Material supplied
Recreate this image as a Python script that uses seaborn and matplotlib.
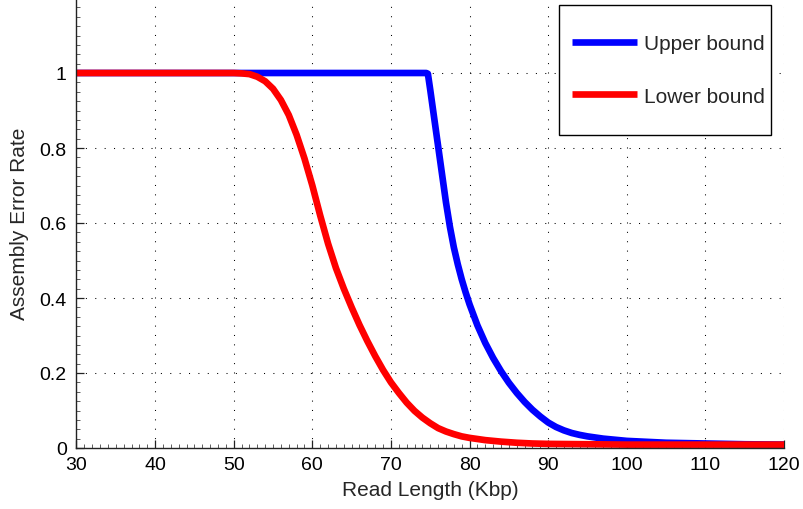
import matplotlib
matplotlib.use("Agg")
import matplotlib.pyplot as plt
from matplotlib.ticker import MultipleLocator
from matplotlib.patches import Rectangle
import seaborn as sns
import pandas as pd

# ---- data ----
upper_x = [30, 50, 70, 74.5, 74.7, 75.0, 75.5, 76.0, 76.5, 77.0, 77.5, 78.0, 78.5, 79.0,
           79.5, 80, 81, 82, 83, 84, 85, 86, 87, 88, 89, 90, 91, 92, 93, 94, 95, 96, 97,
           98, 99, 100, 102, 105, 110, 115, 120]
upper_y = [1.0, 1.0, 1.0, 1.0, 0.998, 0.955, 0.88, 0.805, 0.73, 0.655, 0.59, 0.535, 0.49, 0.45,
           0.415, 0.383, 0.327, 0.28, 0.24, 0.205, 0.174, 0.147, 0.123, 0.102, 0.084, 0.068,
           0.056, 0.047, 0.040, 0.035, 0.031, 0.028, 0.025, 0.023, 0.021, 0.019, 0.017,
           0.014, 0.012, 0.010, 0.009]

lower_x = [30, 40, 50, 51, 52, 53, 54, 55, 56, 57, 58, 59, 60, 61, 62, 63, 64, 65, 66, 67,
           68, 69, 70, 71, 72, 73, 74, 75, 76, 77, 78, 79, 80, 82, 84, 86, 88, 90, 95, 100,
           110, 120]
lower_y = [1.0, 1.0, 1.0, 0.999, 0.997, 0.99, 0.978, 0.958, 0.928, 0.888, 0.835, 0.772,
           0.700, 0.62, 0.545, 0.48, 0.425, 0.375, 0.328, 0.285, 0.245, 0.208, 0.175, 0.147,
           0.121, 0.099, 0.081, 0.066, 0.053, 0.044, 0.037, 0.031, 0.027, 0.021, 0.017,
           0.014, 0.012, 0.011, 0.010, 0.009, 0.009, 0.009]

series_names = ["Upper bound", "Lower bound"]
series_colors = ["#0000ff", "#ff0000"]

x_ticks = [30, 40, 50, 60, 70, 80, 90, 100, 110, 120]
y_ticks = [0, 0.2, 0.4, 0.6, 0.8, 1.0]
y_tick_labels = ["0", "0.2", "0.4", "0.6", "0.8", "1"]

x_label = "Read Length (Kbp)"
y_label = "Assembly Error Rate"

# ---- style ----
sns.set_style("white")
plt.rcParams["font.family"] = ["Liberation Sans", "DejaVu Sans"]

fig = plt.figure(figsize=(8.04, 5.10), dpi=100)
W, H = 804, 510
ax_left, ax_right, ax_bottom, ax_top = 76.5, 784.0, 449.0, -1.0
ax = fig.add_axes([ax_left / W, (H - ax_bottom) / H,
                   (ax_right - ax_left) / W, (ax_bottom - ax_top) / H])

df_upper = pd.DataFrame({"x": upper_x, "y": upper_y})
df_lower = pd.DataFrame({"x": lower_x, "y": lower_y})

lw = 4.8
sns.lineplot(data=df_upper, x="x", y="y", ax=ax, color=series_colors[0], linewidth=lw,
             label=series_names[0], estimator=None, sort=False,
             solid_joinstyle="round", solid_capstyle="butt")
sns.lineplot(data=df_lower, x="x", y="y", ax=ax, color=series_colors[1], linewidth=lw,
             label=series_names[1], estimator=None, sort=False,
             solid_joinstyle="round", solid_capstyle="butt")

ax.set_xlim(30, 120)
ax.set_ylim(0, 1.2)
ax.set_xticks(x_ticks)
ax.set_xticklabels([str(t) for t in x_ticks])
ax.set_yticks(y_ticks)
ax.set_yticklabels(y_tick_labels)
ax.xaxis.set_minor_locator(MultipleLocator(1))
ax.yaxis.set_minor_locator(MultipleLocator(0.025))

ax.tick_params(axis="both", which="both", bottom=True, left=True, top=False, right=False)
ax.tick_params(axis="both", which="major", direction="in", length=6, width=0.9,
               labelsize=14, colors="#222222", labelcolor="black")
ax.tick_params(axis="x", which="major", pad=6)
ax.tick_params(axis="y", which="major", pad=7)
ax.tick_params(axis="both", which="minor", direction="in", length=3, width=0.6,
               colors="#444444")

for s in ["top", "right"]:
    ax.spines[s].set_visible(False)
for s in ["left", "bottom"]:
    ax.spines[s].set_visible(True)
    ax.spines[s].set_color("#222222")
    ax.spines[s].set_linewidth(1.0)

ax.grid(True, which="major", color="black", linestyle=(0, (1, 8)), linewidth=0.75)
ax.set_axisbelow(True)

ax.set_xlabel(x_label, fontsize=15)
ax.set_ylabel(y_label, fontsize=15)
ax.xaxis.set_label_coords(0.5, -0.071)
ax.yaxis.set_label_coords(-0.067, 0.5)

# legend box (frame drawn separately to get MATLAB-like padding)
box = Rectangle((559 / W, 1 - 136 / H), 212 / W, 130 / H, transform=fig.transFigure,
                facecolor="white", edgecolor="black", linewidth=1.0, zorder=4.5,
                clip_on=False)
ax.add_patch(box)
leg = ax.legend(loc="center left", bbox_to_anchor=(572 / W, 1 - 71 / H),
                bbox_transform=fig.transFigure, borderaxespad=0, borderpad=0,
                fontsize=15, frameon=False, handlelength=3.1, handletextpad=0.35,
                labelspacing=1.6)
leg.set_zorder(5)

fig.savefig("out.png", dpi=100)
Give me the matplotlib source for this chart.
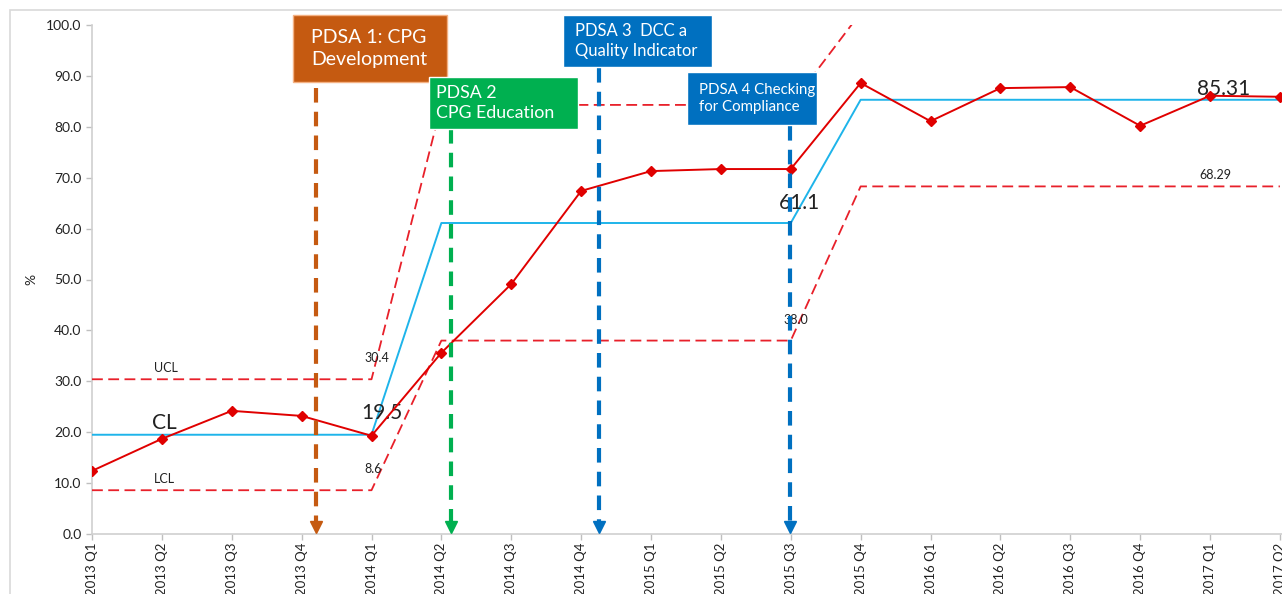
import matplotlib
matplotlib.use("Agg")
import matplotlib.pyplot as plt
from matplotlib.patches import Rectangle

plt.rcParams['font.family'] = ['Lato', 'DejaVu Sans']

categories = ["2013 Q1", "2013 Q2", "2013 Q3", "2013 Q4",
              "2014 Q1", "2014 Q2", "2014 Q3", "2014 Q4",
              "2015 Q1", "2015 Q2", "2015 Q3", "2015 Q4",
              "2016 Q1", "2016 Q2", "2016 Q3", "2016 Q4",
              "2017 Q1", "2017 Q2"]
values = [12.4, 18.7, 24.2, 23.2, 19.3, 35.6, 49.1, 67.4, 71.3, 71.7, 71.7,
          88.6, 81.1, 87.6, 87.8, 80.2, 86.1, 85.9]
cl = [19.5] * 5 + [61.1] * 6 + [85.31] * 7
ucl = [30.4] * 5 + [84.3] * 6 + [102.4] * 7
lcl = [8.6] * 5 + [38.0] * 6 + [68.29] * 7
yticks = [0, 10, 20, 30, 40, 50, 60, 70, 80, 90, 100]

# annotations: text, colour, arrow x (category position), box in pixels (x0, y0, x1, y1),
# fontsize, arrow top pixel, text left padding
pdsa = [
    ("PDSA 1: CPG\nDevelopment", "#C55A11", 3.2, (293, 15, 447, 82), 14, 88, 18),
    ("PDSA 2\nCPG Education", "#00B050", 5.14, (429, 77, 578, 129), 12.8, 129, 7),
    ("PDSA 3  DCC a\nQuality Indicator", "#0070C0", 7.25, (563, 15, 712, 67), 12, 68, 12),
    ("PDSA 4 Checking\nfor Compliance", "#0070C0", 9.99, (687, 72, 817, 125), 10.8, 126, 12),
]

W, H = 1282, 594
fig = plt.figure(figsize=(W / 100, H / 100), dpi=100)
ax_left, ax_right, ax_top, ax_bot = 92, 1282, 25, 534
ax = fig.add_axes([ax_left / W, 1 - ax_bot / H, (ax_right - ax_left) / W, (ax_bot - ax_top) / H])

x = list(range(len(categories)))
ax.set_xlim(0, 17.03)
ax.set_ylim(0, 100)

dash = (6, 3)
ax.plot(x, cl, color="#1EB4EA", lw=1.4, zorder=3)
ax.plot(x, ucl, color="#E8202A", lw=1.3, dashes=dash, zorder=3)
ax.plot(x, lcl, color="#E8202A", lw=1.3, dashes=dash, zorder=3)
ax.plot(x, values, color="#E00000", lw=1.4, marker="D", markersize=5.5, zorder=4)

# text labels
lab = dict(ha="center", va="center", color="#222222")
ax.text(1.06, 32.6, "UCL", fontsize=9, **lab)
ax.text(1.04, 21.8, "CL", fontsize=15, **lab)
ax.text(1.04, 10.8, "LCL", fontsize=9, **lab)
ax.text(4.08, 34.6, "30.4", fontsize=9, **lab)
ax.text(4.15, 23.8, "19.5", fontsize=15, **lab)
ax.text(4.02, 12.8, "8.6", fontsize=9, **lab)
ax.text(10.13, 65.0, "61.1", fontsize=15, **lab)
ax.text(10.07, 42.0, "38.0", fontsize=9, **lab)
ax.text(16.2, 87.5, "85.31", fontsize=15, **lab)
ax.text(16.07, 70.5, "68.29", fontsize=9, **lab)

# PDSA boxes and arrows
def px2val(py):
    return (ax_bot - py) / (ax_bot - ax_top) * 100

for text, col, ax_x, (x0, y0, x1, y1), fs, ytop, padx in pdsa:
    rect = Rectangle((x0 / W, 1 - y1 / H), (x1 - x0) / W, (y1 - y0) / H,
                     transform=fig.transFigure, facecolor=col,
                     edgecolor=("#F4B183" if col == "#C55A11" else "white"),
                     lw=1.0, zorder=10)
    fig.add_artist(rect)
    fig.text((x0 + padx) / W, 1 - ((y0 + y1) / 2) / H, text, color="white",
             fontsize=fs, ha="left", va="center", linespacing=1.35, zorder=11)
    ax.plot([ax_x, ax_x], [px2val(ytop), 1.5], color=col, lw=3, dashes=(3.5, 2.2),
            zorder=5, clip_on=False)
    ax.plot([ax_x], [1.3], marker="v", color=col, markersize=8, zorder=6, clip_on=False)

# axes styling
ax.set_xticks(x)
ax.set_xticklabels(categories, rotation=90, fontsize=9.5, color="#222222")
ax.set_yticks(yticks)
ax.set_yticklabels([f"{v:.1f}" for v in yticks], fontsize=10, color="#222222")
ax.tick_params(axis="both", direction="out", length=4, color="#BFBFBF", width=1)
ax.tick_params(axis="x", pad=2)
for s in ["top", "right"]:
    ax.spines[s].set_visible(False)
for s in ["left", "bottom"]:
    ax.spines[s].set_color("#D0D0D0")
    ax.spines[s].set_linewidth(1.2)
ax.set_ylabel("%", fontsize=10, color="#222222")
ax.yaxis.set_label_coords(-0.046, 0.5)

# outer chart frame
fig.add_artist(Rectangle((10 / W, -0.1), 1.2, 1.1 - 10 / H, transform=fig.transFigure,
                         fill=False, edgecolor="#D9D9D9", lw=1.2))

fig.savefig("out.png", dpi=100)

Description of the task
Write out each line of the listing above, exactly, from its first line to the line holding "import pandas as pd", inclusive. Skip the pictures.

Result
Recreate this image as a Python script that uses seaborn and matplotlib.
import matplotlib
matplotlib.use("Agg")
import matplotlib.pyplot as plt
from matplotlib.ticker import MultipleLocator
from matplotlib.patches import Rectangle
import seaborn as sns
import pandas as pd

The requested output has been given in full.